Bennu is a Heron – Hate/Love
Emotions are high and volatile on the wildly riotous debut album from Guangzhou based Bennu is a Heron. Taking the framework of emo and injecting in with the fierce precision of hardcore music, power violence and screamo, the band which features a many of the Guangzhou underground scene including members of such bands like Die!Chiwawa!Die!, Shameless, and King Lychee, is a fury of entangled emotions that break through like a compound fracture jetting out of your forearm. Shifting between hope, despair, love, and hate, it’s messy, it’s brash, and hits a raw nerve.
Zuho – sharp, sharp
A meditation on the power of music and how it comes to ‘soundtrack’ our lives, Zuho, the Shanghai based producer/musician finds sublimity in those moments, big and small, and gives it a musical score. Using and manipulating everything from a saxophone to a melodica, too even his voice, Zuho takes listeners on a fanciful and transcendent journey – experimental in nature but lush in its stylish flourishes – touching upon jazz, ambient electronica, and classical music, recalling everything from the soundtrack work of Jon Brion and Terence Blanchard to the innocent beauty of Mr. Roger’s Neighborhood and even the textural ingenuity of artists like Youth Lagoon. Mesmerizing stuff.
Dummy Toys – Not a Puppet
No fuss, no gimmicks, no pretentious – Qingdao’s Dummy Toys come out swinging on their charged debut Not A Puppet. The all-girl power punk band take down all who stand in their way – double standards, domestic drudgery, harassment, our diseased society and all the ‘blessed and desperate things’ in between. It’s this emotional, impassioned through-line that elevates the heightened old school street punk bombast of the band’s sound and their search for salvation whilst musically having a killer good time. Punk music with teeth and a gleam in its eye, Dummy Toys is punk done right.
Brizzli – Forecast
Italian born and Shanghai based multi-instrumentalist and producer Alessandro Pavanello finds tranquility within the intersection of dance music and ambience on Forecast, out on Ran Music,, creating an album full of lush, dense arrangements whose house vibes run deep.
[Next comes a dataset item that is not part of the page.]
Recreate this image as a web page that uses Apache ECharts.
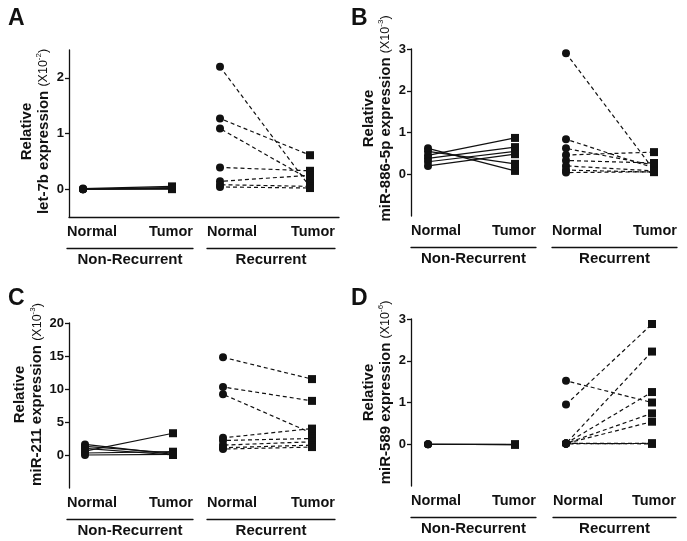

Using drum machines, guitars, and synthesizers to both richly detail his atmospheric soundscapes and to keep the momentum flowing, there’s an organic edge to the grooves on hand, both in the live instrumentation and the cosmic and earth-bound textures that emanate from each track. It’s hypnotic and almost blunt in its seduction, the kind of club music that’s tailor made for a festival deep within the forest or jungle.